## What Is the Binary to Hexadecimal Conversion?

**The binary to hexadecimal conversion is used to convert binary numbers to the equivalent hexadecimal numbers. **

**What Is a Binary Decimal System?**

The binary number system is the base-2 number system. It uses only two digits, 0 and 1, to represent all the numbers. Thus, the place values of binary numbers are defined in terms of powers of 2. It is the most commonly used number system in computer systems due to its compactness.

**What Is a Hexadecimal Number System?**

The base of the hexadecimal number system is 16. It uses 16 symbols to represent all the numbers. These symbols include 0-9 digits and A-F letters. The place values of the hexadecimal number system are defined in terms of powers of 16.

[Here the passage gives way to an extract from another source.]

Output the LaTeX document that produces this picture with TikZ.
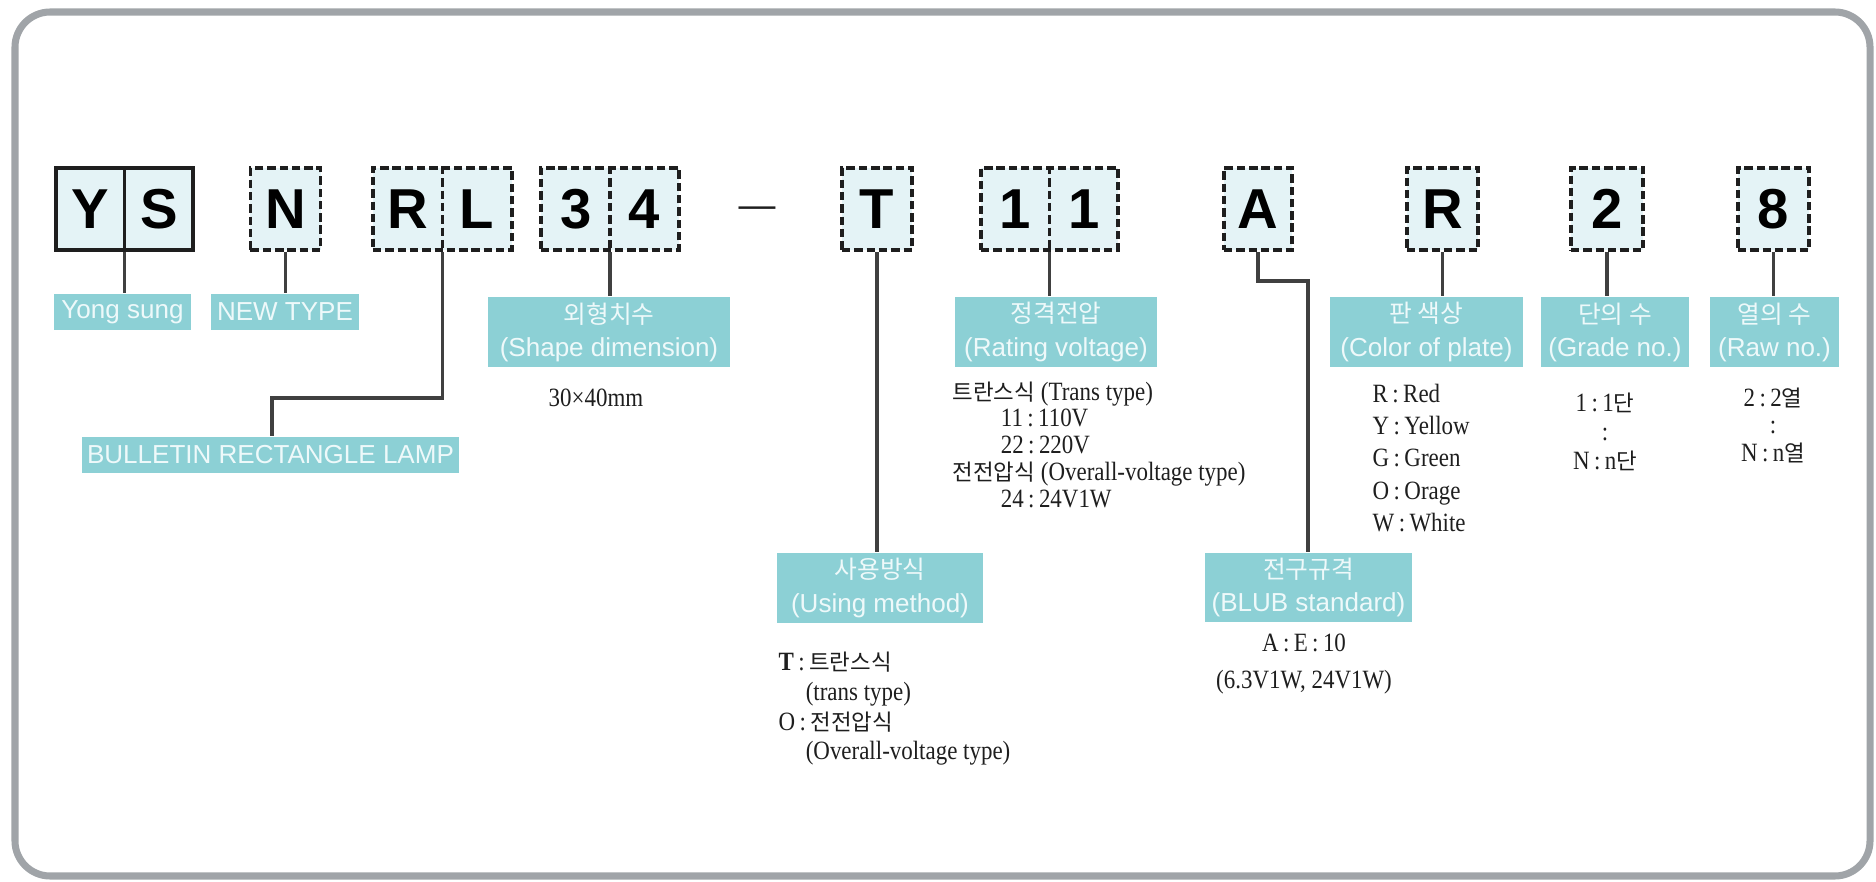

## How To Convert Binary to Hexadecimal

Hexadecimal number system makes it simple to convert large binary numbers into compact hex representation. There is no direct binary to hexadecimal formula but we can use two methods for this conversion.

**Indirect Method: Binary to Decimal followed by Decimal to Hexadecimal**

In this method, we first convert the binary number into its equivalent decimal number. Next, we carry out the decimal to hexadecimal conversion.

**Example: **Convert (1010)_{2} from the binary to hexadecimal system.

**Step 1: Binary to Decimal**

Find the equivalent decimal number of (1010)_{2}. To find the decimal equivalent, we multiply each digit with the powers of 2 starting from the ones place.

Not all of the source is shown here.